Appena 19enne all’epoca, Eva Mikula è una figura enigmatica coinvolta in una terribile storia criminale: quella della Banda della Uno Bianca.
La Banda della Uno Bianca è stata responsabile di numerosi assalti, omicidi e ferimenti tra il 1987 e il 1994, operando principalmente in Emilia Romagna e nelle Marche: sei erano i suoi componenti, uno solo di loro non era un poliziotto. A diversi livelli, tutte e sei le persone coinvolte sono state accusate di fatti gravissimi e in particolare di aver ucciso e ferito, con oltre 100 episodi criminali che li hanno visti coinvolti.
Nella storia della Banda della Uno Bianca, Eva Mikula, all’epoca dei fatti solo 19enne, ci entra perché è ex compagna del capo Fabio Savi, uno dei tre fratelli che facevano parte dell’organizzazione, l’unico che non faceva parte della Polizia di Stato. I fratelli Savi sono considerati i principali esponenti del gruppo criminale, in particolare proprio Fabio e Roberto, gli unici a non aver mai ottenuto alcuno sconto di pena.
La verità di Eva Mikula sui fatti della Banda della Uno Bianca
La storia della banda ha avuto un impatto significativo nella cultura dell’epoca, con tentativi di dare una connotazione politica all’organizzazione: un contributo a ricostruire la vicenda criminale è arrivato negli anni proprio da Eva Mikula, che in più occasioni è stata addirittura accusata di essere legata ai servizi segreti o di avere una doppia vita, e che si è raccontata in un libro autobiografico.
Contestualmente al libro, la donna ha rilasciato diverse interviste, anche molto lunghe, in cui ha voluto dare la propria versione dei fatti rispetto sia a quanto accaduto, sia a ciò che puntualmente le viene contestato.

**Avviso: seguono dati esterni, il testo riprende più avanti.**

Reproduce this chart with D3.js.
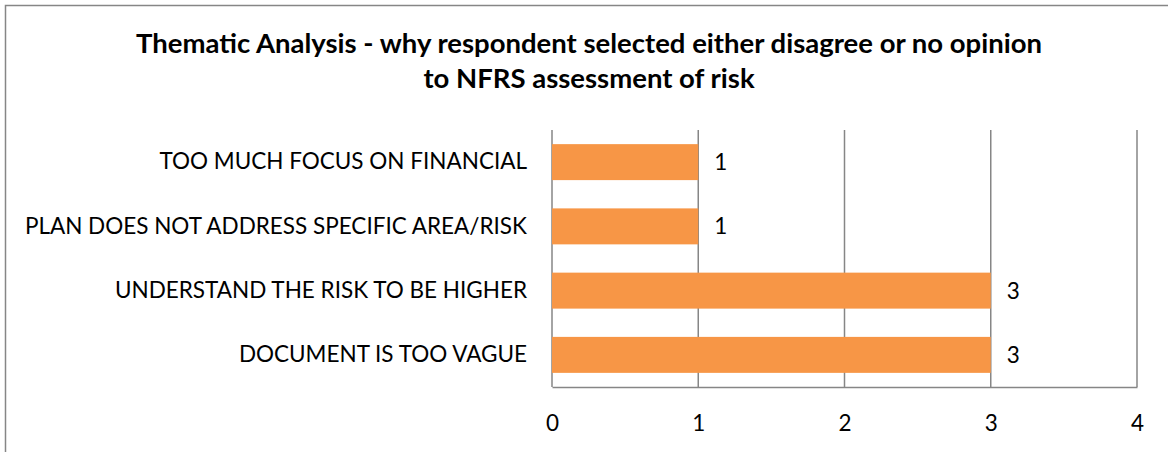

Oggi diventata una donna, Eva Mikula è stata la testimone chiave per smantellare l’organizzazione criminale, ma nel suo racconto affronta anche le verità non dette di quella vicenda giudiziaria.
La donna ha spiegato tra le altre cose che uno dei passaggi più difficili è stato proprio quello di scoprire e denunciare Fabio Savi per quello che trent’anni fa aveva scoperto sul suo conto. Ma Eva Mikula, in più di un’occasione, anche recentemente, ha spiegato che a suo avviso molti tasselli mancano in questa vicenda e diverse responsabilità sarebbero state coperte.
In particolare, si è unita all’appello per la riapertura delle indagini lanciato dal fratello di una delle vittime e ha sottolineato la necessità di fare luce su dettagli rimasti oscuri. “Oggi dopo 30 anni ho avuto la conferma che qualcuno ha molto ancora sulla coscienza”, ha detto nei mesi scorsi all’Adnkronos, mentre altre volte ha evidenziato di sentirsi abbandonata e non protetta, lasciando intendere di avere paura.